Digging deeper into the data
Buried in that tiny dataset is some good news about the trends.
For one thing, those 21 Jupyter requests were in only 4 months out of the year – in other words, we were wildly misconfigured and putting out a lot of unnecessary technical fires. (That’s nobody’s fault – it’s primarily due to the fact that my position did not exist for about a year before I arrived at it, so we atrophied.)
What’s more, the 19 this year are, by inspection, half password or feature requests rather than the 17 problems we saw in 2019, which I think were real.
So in terms of Jupyter problems in the admin list, I find:
around 20 in the latter third of 2018
17 in ALL OF 2019
only two (granted one was a BIG problem but still only 2) in 2020
That’s a 90% reduction in Jupyterhub user issues over three years, by my account.

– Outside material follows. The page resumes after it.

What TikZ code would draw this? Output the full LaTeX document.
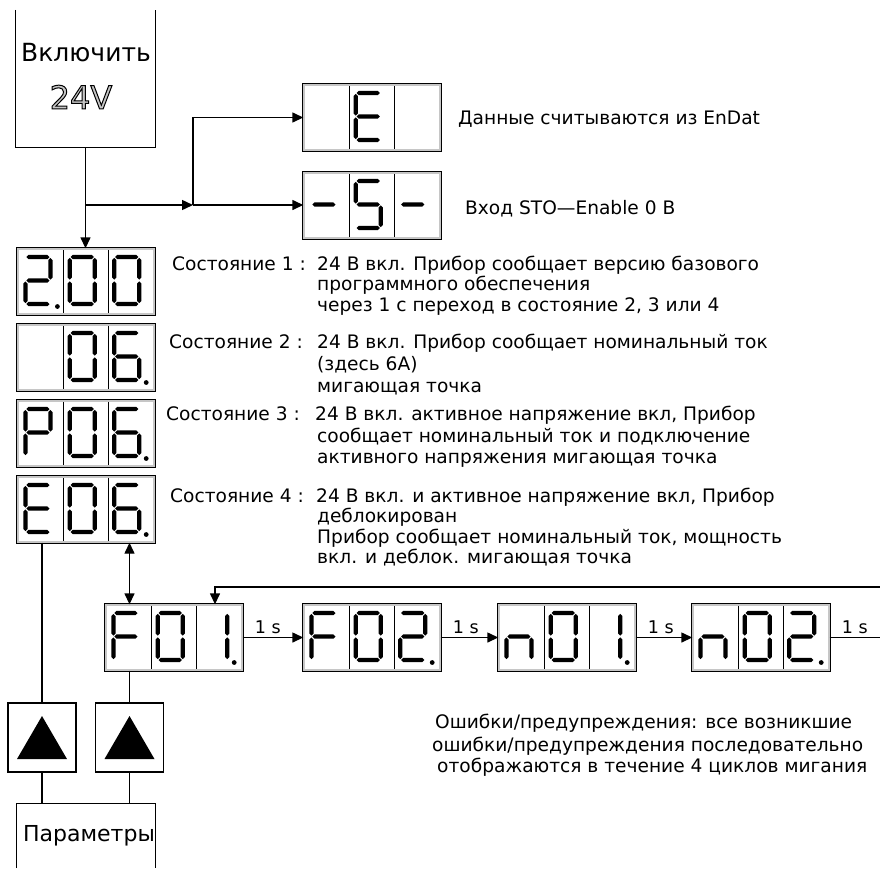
\documentclass[tikz,border=0pt]{standalone}
\usepackage{fontspec}
\setmainfont{DejaVu Sans}
\usetikzlibrary{arrows.meta,calc}

\newcommand{\sgGap}{0.9}
\newcommand{\sgHalf}{2.1}
\newcommand{\hseg}[3]{\fill ({#1+\sgGap},{#3}) -- ({#1+\sgGap+\sgHalf},{#3-\sgHalf}) -- ({#2-\sgGap-\sgHalf},{#3-\sgHalf}) -- ({#2-\sgGap},{#3}) -- ({#2-\sgGap-\sgHalf},{#3+\sgHalf}) -- ({#1+\sgGap+\sgHalf},{#3+\sgHalf}) -- cycle;}
\newcommand{\vseg}[3]{\fill ({#1},{#2+\sgGap}) -- ({#1+\sgHalf},{#2+\sgGap+\sgHalf}) -- ({#1+\sgHalf},{#3-\sgGap-\sgHalf}) -- ({#1},{#3-\sgGap}) -- ({#1-\sgHalf},{#3-\sgGap-\sgHalf}) -- ({#1-\sgHalf},{#2+\sgGap+\sgHalf}) -- cycle;}
\newcommand{\svnsega}{\hseg{\dXl}{\dXr}{\dYt}}
\newcommand{\svnsegb}{\vseg{\dXr}{\dYt}{\dYm}}
\newcommand{\svnsegc}{\vseg{\dXr}{\dYm}{\dYb}}
\newcommand{\svnsegd}{\hseg{\dXl}{\dXr}{\dYb}}
\newcommand{\svnsege}{\vseg{\dXl}{\dYm}{\dYb}}
\newcommand{\svnsegf}{\vseg{\dXl}{\dYt}{\dYm}}
\newcommand{\svnsegg}{\hseg{\dXl}{\dXr}{\dYm}}
\newcommand{\sevenseg}[3]{%
  \pgfmathsetmacro\dXl{#1}\pgfmathsetmacro\dXr{#1+25}%
  \pgfmathsetmacro\dYt{#2}\pgfmathsetmacro\dYm{#2+23.5}\pgfmathsetmacro\dYb{#2+47}%
  \foreach \s in {#3}{\csname svnseg\s\endcsname}}
\newcommand{\dispbox}[7]{%
  \node[disp] (#1) at ({#2+70},{#3+34.5}) {};
  \draw[divider] ({#2+47.8},{#3+3.4}) -- ({#2+47.8},{#3+65.6});
  \draw[divider] ({#2+92.2},{#3+3.4}) -- ({#2+92.2},{#3+65.6});
  \sevenseg{#2+9.4}{#3+10}{#4}
  \sevenseg{#2+53.8}{#3+10}{#5}
  \sevenseg{#2+98.2}{#3+10}{#6}
  \ifnum#7>-1 \fill ({#2+41.4+44.4*#7},{#3+59.5}) circle (2.4);\fi}

\tikzset{
  conn/.style={line width=1.4pt, -{Triangle[length=11pt,width=10pt]}},
  bothconn/.style={line width=1.4pt, {Triangle[length=11pt,width=10pt]}-{Triangle[length=11pt,width=10pt]}},
  plainline/.style={line width=1.4pt},
  disp/.style={draw, double=gray!45, double distance=1.8pt, line width=0.8pt, minimum width=136.6pt, minimum height=65.6pt, inner sep=0pt, fill=white},
  divider/.style={line width=0.8pt},
  frame/.style={line width=1.2pt},
  txt/.style={inner sep=0pt, anchor=base west, font=\fontsize{18.6}{21}\selectfont},
  onesec/.style={inner sep=0pt, anchor=base west, font=\fontsize{17.5}{20}\selectfont},
  bigtxt/.style={inner sep=0pt, font=\fontsize{25}{28}\selectfont},
  keybox/.style={draw, line width=1.2pt, minimum width=68pt, minimum height=69pt, inner sep=0pt},
}

\begin{document}
\begin{tikzpicture}[x=1pt,y=-1pt]
\useasboundingbox (0,0) rectangle (880,868);

% power box
\node[minimum width=139pt, minimum height=137pt, inner sep=0pt] (pwr) at (85.5,78.5) {};
\draw[frame] (pwr.north west) -- (pwr.south west) -- (pwr.south east) -- (pwr.north east);
\node[bigtxt] (pwrtxt) at (86,53) {Включить};
\node[inner sep=0pt, font=\fontsize{32}{35}\selectfont, text=gray!45] (v24) at (81,97) {\special{pdf:literal direct 2 Tr 1.0 w 0 G}24V\special{pdf:literal direct 0 Tr}};

% displays
\dispbox{dE}{302}{83}{}{a,d,e,f,g}{}{-1}
\dispbox{dS}{302}{171}{g}{a,f,g,c,d}{g}{-1}
\dispbox{d200}{16}{247}{a,b,g,e,d}{a,b,c,d,e,f}{a,b,c,d,e,f}{0}
\dispbox{d06}{16}{323}{}{a,b,c,d,e,f}{a,f,g,e,d,c}{2}
\dispbox{dP}{16}{399}{a,b,f,g,e}{a,b,c,d,e,f}{a,f,g,e,d,c}{2}
\dispbox{dE06}{16}{475}{a,d,e,f,g}{a,b,c,d,e,f}{a,f,g,e,d,c}{2}
\dispbox{F01}{104}{603}{a,f,g,e}{a,b,c,d,e,f}{b,c}{2}
\dispbox{F02}{302}{603}{a,f,g,e}{a,b,c,d,e,f}{a,b,g,e,d}{2}
\dispbox{n01}{497}{603}{c,e,g}{a,b,c,d,e,f}{b,c}{2}
\dispbox{n02}{691}{603}{c,e,g}{a,b,c,d,e,f}{a,b,g,e,d}{2}

% top connectors
\coordinate (j1) at (85.5,205);
\coordinate (j2) at (193,205);
\draw[conn] (pwr.south) -- (pwr.south |- d200.north);
\draw[conn] (j1) -- (j2);
\draw[conn] (j2) -- (j2 -| dS.west);
\draw[conn] (j2) |- (dE.west);

\node[txt] (tE) at (458,124) {Данные считываются из EnDat};
\node[txt] (tS) at (465,214) {Вход STO—Enable 0 В};

% state texts
\node[txt] (l1) at (172,270) {Состояние 1 :};
\node[txt] (a1) at (317,270) {24 В вкл. Прибор сообщает версию базового};
\node[txt] (b1) at (317,290) {программного обеспечения};
\node[txt] (c1) at (317,311) {через 1 с переход в состояние 2, 3 или 4};

\node[txt] (l2) at (169,348) {Состояние 2 :};
\node[txt] (a2) at (317,348) {24 В вкл. Прибор сообщает номинальный ток};
\node[txt] (b2) at (317,370) {(здесь 6А)};
\node[txt] (c2) at (317,392) {мигающая точка};

\node[txt] (l3) at (166,420) {Состояние 3 :};
\node[txt] (a3) at (315,420) {24 В вкл. активное напряжение вкл, Прибор};
\node[txt] (b3) at (317,442) {сообщает номинальный ток и подключение};
\node[txt] (c3) at (317,463) {активного напряжения мигающая точка};

\node[txt] (l4) at (170,502) {Состояние 4 :};
\node[txt] (a4) at (316,502) {24 В вкл. и активное напряжение вкл, Прибор};
\node[txt] (b4) at (317,522) {деблокирован};
\node[txt] (c4) at (317,543) {Прибор сообщает номинальный ток, мощность};
\node[txt] (d4) at (317,563) {вкл. и деблок. мигающая точка};

% chain
\draw[conn] (F01.east) -- (F02.west);
\draw[conn] (F02.east) -- (n01.west);
\draw[conn] (n01.east) -- (n02.west);
\coordinate (oR) at (880,637.5);
\draw[plainline] (n02.east) -- (oR);
\node[onesec] (s1) at ($(F01.east)+(12,-4)$) {1 s};
\node[onesec] (s2) at ($(F02.east)+(12,-4)$) {1 s};
\node[onesec] (s3) at ($(n01.east)+(12,-4)$) {1 s};
\node[onesec] (s4) at ($(n02.east)+(12,-4)$) {1 s};
\coordinate (lR) at (880,587);
\coordinate (lp) at (215,587);
\draw[conn] (lR) -- (lp) -- (lp |- F01.north);

% keys
\node[keybox] (tb1) at (42,737.5) {};
\node[keybox] (tb2) at (129.5,737.5) {};
\fill ($(tb1.center)+(-25,21.5)$) -- ++(50,0) -- ++(-25,-43) -- cycle;
\fill ($(tb2.center)+(-25,21.5)$) -- ++(50,0) -- ++(-25,-43) -- cycle;
\node[minimum width=138pt, minimum height=64pt, inner sep=0pt] (par) at (86,836) {};
\draw[frame] (par.south west) -- (par.north west) -- (par.north east) -- (par.south east);
\node[bigtxt, font=\fontsize{22}{25}\selectfont] (partxt) at (89,836) {Параметры};

\draw[plainline] (tb1.north |- dE06.south) -- (tb1.north);
\draw[bothconn] (tb2.north |- dE06.south) -- (tb2.north |- F01.north);
\draw[plainline] (tb2.north |- F01.south) -- (tb2.north);
\draw[plainline] (tb1.south) -- (tb1.south |- par.north);
\draw[plainline] (tb2.south) -- (tb2.south |- par.north);

% bottom text
\node[txt] (e1) at (435,728) {Ошибки/предупреждения:  все возникшие};
\node[txt] (e2) at (432,751) {ошибки/предупреждения последовательно};
\node[txt] (e3) at (437,772) {отображаются в течение 4 циклов мигания};
\end{tikzpicture}
\end{document}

“That’s amazing, how’d you do it?”
Number one: thank you, imaginary reader, you’re too kind.
Number two: a lot of ways.
In no particular order:
We migrated off of a VM, which given our hardware constraints was not conducive to a resource-intensive service like Jupyterhub.
Gradually over time, we’ve upgraded our storage hardware, as some of it was old and (turns out) failing.
We added RAM. When it comes to RAM, some is good, more is better, and too much is just enough.
We manage user directories better. We export these over NFS but have done all we can to reduce network dependencies. That significantly reduces the amount of time the CPU spends twiddling its thumbs.
What’s more, we’re not stopping here. We’re currently exploring load-balancing options – for example, running Jupyter notebooks through a batch scheduler like Slurm, or potentially a containerized environment like Kubernetes. There are several solutions, but we haven’t yet determined which is best for our use case.
This is the work of a team of people, not just me, but I wanted to share it as an example of growth and progress over time. It’s incremental but it really does make a difference. Jupyterhub user issues, like so many issues, are usually solvable.
When building software for large datasets or HPC workflows, we talk a lot about the trip cost versus the item cost.
The item cost is the expense (almost always measured in time) to run an operation on a single unit of data – one member of a set, for example. The trip cost is the total expense of running a series of operations on some subset (possibly the whole set) of the data. The trip cost incorporates overhead, so it’s not just N times the item cost.
This is a key reason that computers, algorithms, and data structures that support high-performance computing are so important: by analyzing as many items in one trip as is feasible, you can often minimize time wasted on unnecessary setup and teardown.
Thus trip cost versus item cost is an invaluable simplifying distinction. It can clarify how to can make many systems perform better.
Yes, Virginia, there is a trip cost
Christmas trees provide a good and familiar example.
Let’s stipulate that you celebrate Christmas and that you have a tree. You’ve put up lights. Now you want to hang the ornaments.
The item cost for each of the ornaments is very small: unbox and hang the ornament. It takes a couple of seconds, max – not a lot, for humans. It also parallelizes extremely well, so everyone in the family gets to hang one or more ornaments.
The trip cost is at least an order of magnitude (minutes rather than seconds) more expensive, so you only want to do it once:
Find the ornament box
Bring the box into the same room as the tree
Open the box
Unbox and hang N ornaments
Close the box
Put the box back
Those overhead steps don’t parallelize well, either: we see no performance improvement and possibly a performance decline if two or more people try to move the box in and out of the room instead of just one.
It’s plain to see that you want to hang as many ornaments as possible before putting away the ornament box. This matches our intuition (“let’s decorate the tree” is treated as a discrete task typically completed all in one go), which is nice.
Whether Christmas is your holiday or not, I wish you the best as the year draws to a close.